After I wrote that nice post on Monday night about those sisters-in-Christ from days gone by, I had my quiet time Tuesday morning and one of those little saints reached through the span of years and smacked me right in the heart…right where it hurts…right where I needed it.
Her name is Anne Dutton and I can’t decide if I want to start with her lesson or her story
Let’s look at the highlights of the writing and how it impacted me first:
Using the Scripture passages from Romans 12:15 and 1 Corinthians 12:26, she focused on the mandate that we are to mourn with/share the sorrows of those who are suffering AND rejoice with/celebrate the joys of those who are being honored.

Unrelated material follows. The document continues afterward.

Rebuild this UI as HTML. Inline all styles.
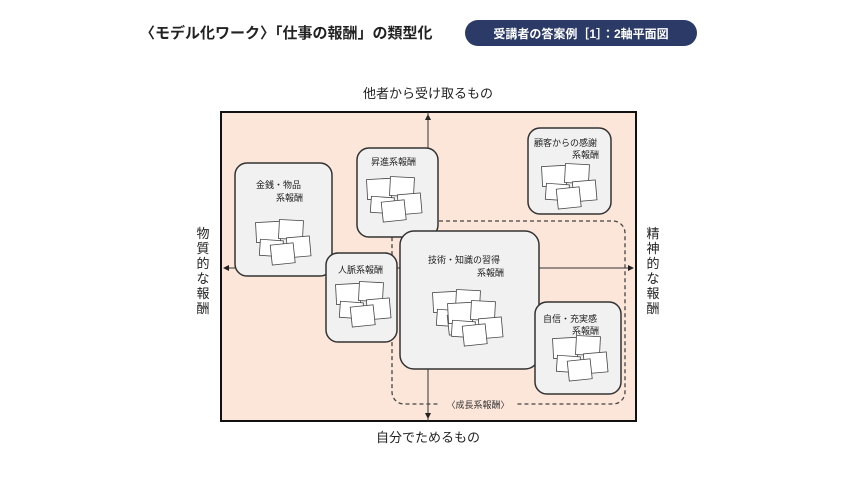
<!DOCTYPE html>
<html><head><meta charset="utf-8"><style>
body{margin:0;background:#fff;}
svg text{font-family:"Liberation Sans","Noto Sans CJK JP",sans-serif;}
</style></head><body>
<svg width="860" height="483" viewBox="0 0 860 483" xmlns="http://www.w3.org/2000/svg">
<defs>
<g id="cl" fill="#fff" stroke="#444" stroke-width="0.8">
<rect x="0" y="0" width="24" height="20" transform="rotate(-3 11 9)"/>
<rect x="4" y="18" width="23" height="16" transform="rotate(4 15 24)"/>
<rect x="23" y="-2" width="24" height="19" transform="rotate(3 33 7)"/>
<rect x="31" y="15" width="23" height="20" transform="rotate(-5 41 23)"/>
<rect x="15" y="22" width="23" height="20" transform="rotate(-6 26 30)"/>
</g>
<marker id="ar" markerWidth="6" markerHeight="6" refX="5" refY="3" orient="auto"><path d="M0,0 L6,3 L0,6z" fill="#222"/></marker>
</defs>
<text x="140" y="38" font-size="15" font-weight="bold" fill="#222">〈モデル化ワーク〉「仕事の報酬」の類型化</text>
<rect x="465" y="20" width="232" height="26" rx="13" fill="#2b3a66"/>
<text x="581" y="38" font-size="12" font-weight="bold" fill="#fff" text-anchor="middle">受講者の答案例［1］：2軸平面図</text>
<text x="428" y="98" font-size="13" fill="#222" text-anchor="middle">他者から受け取るもの</text>
<text x="428" y="442" font-size="13" fill="#222" text-anchor="middle">自分でためるもの</text>
<g font-size="13" fill="#222" text-anchor="middle">
<text x="203" y="238">物</text><text x="203" y="253">質</text><text x="203" y="268">的</text><text x="203" y="283">な</text><text x="203" y="298">報</text><text x="203" y="313">酬</text>
<text x="653" y="238">精</text><text x="653" y="253">神</text><text x="653" y="268">的</text><text x="653" y="283">な</text><text x="653" y="298">報</text><text x="653" y="313">酬</text>
</g>
<rect x="221" y="112" width="415" height="309" fill="#fce6d9" stroke="#111" stroke-width="2"/>
<line x1="428" y1="421" x2="428" y2="115" stroke="#333" stroke-width="1" marker-end="url(#ar)"/>
<line x1="428" y1="112" x2="428" y2="418" stroke="#333" stroke-width="1" marker-end="url(#ar)"/>
<line x1="428" y1="268" x2="224" y2="268" stroke="#333" stroke-width="1" marker-end="url(#ar)"/>
<line x1="428" y1="268" x2="633" y2="268" stroke="#333" stroke-width="1" marker-end="url(#ar)"/>
<rect x="392" y="221" width="233" height="183" rx="12" fill="none" stroke="#444" stroke-width="1.3" stroke-dasharray="4,3"/>
<rect x="440" y="397" width="76" height="14" fill="#fce6d9"/>
<text x="478" y="408" font-size="9" fill="#333" text-anchor="middle">〈成長系報酬〉</text>
<g stroke="#333" stroke-width="1.5" fill="#f1f1f2">
<rect x="235" y="163" width="97" height="113" rx="12"/>
<rect x="357" y="148" width="81" height="89" rx="12"/>
<rect x="528" y="128" width="83" height="86" rx="12"/>
<rect x="326" y="253" width="71" height="89" rx="12"/>
<rect x="400" y="231" width="139" height="138" rx="14"/>
<rect x="535" y="302" width="86" height="92" rx="12"/>
</g>
<g font-size="9" fill="#222">
<text x="256" y="188">金銭・物品</text><text x="276" y="201">系報酬</text>
<text x="371" y="165">昇進系報酬</text>
<text x="534" y="146">顧客からの感謝</text><text x="572" y="158">系報酬</text>
<text x="338" y="273">人脈系報酬</text>
<text x="428" y="263">技術・知識の習得</text><text x="477" y="276">系報酬</text>
<text x="543" y="322">自信・充実感</text><text x="572" y="334">系報酬</text>
</g>
<use href="#cl" x="256" y="222"/>
<use href="#cl" x="367" y="179"/>
<use href="#cl" x="542" y="166"/>
<use href="#cl" x="336" y="284"/>
<use href="#cl" x="433" y="292"/>
<use href="#cl" x="448" y="303"/>
<use href="#cl" x="553" y="338"/>
</svg>
</body></html>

Maybe you all are a lot more spiritually mature than me, so I am not going to try and establish a universal assessment of the fellowship of believers.
No, I am going to speak from the heart of yours-truly here about the conviction of this message and the effect it had on me this morning.
Anne writes that:
“Wherever and whenever our brothers and sisters increase in grace, gifts, honor, usefulness we are to rejoice with them and FORBID all envy and evil speaking.”
I am going to be honest.
I find grieving with those who are suffering doable.
I even find rejoicing with those who are rejoicing doable…
except when the thing they are rejoicing over happens to be the very thing that I am suffering deeply over ….
as in ….
the more I am suffering in the very thing in which someone else is being extremely blessed: the harder it is for me to work up a celebratory attitude.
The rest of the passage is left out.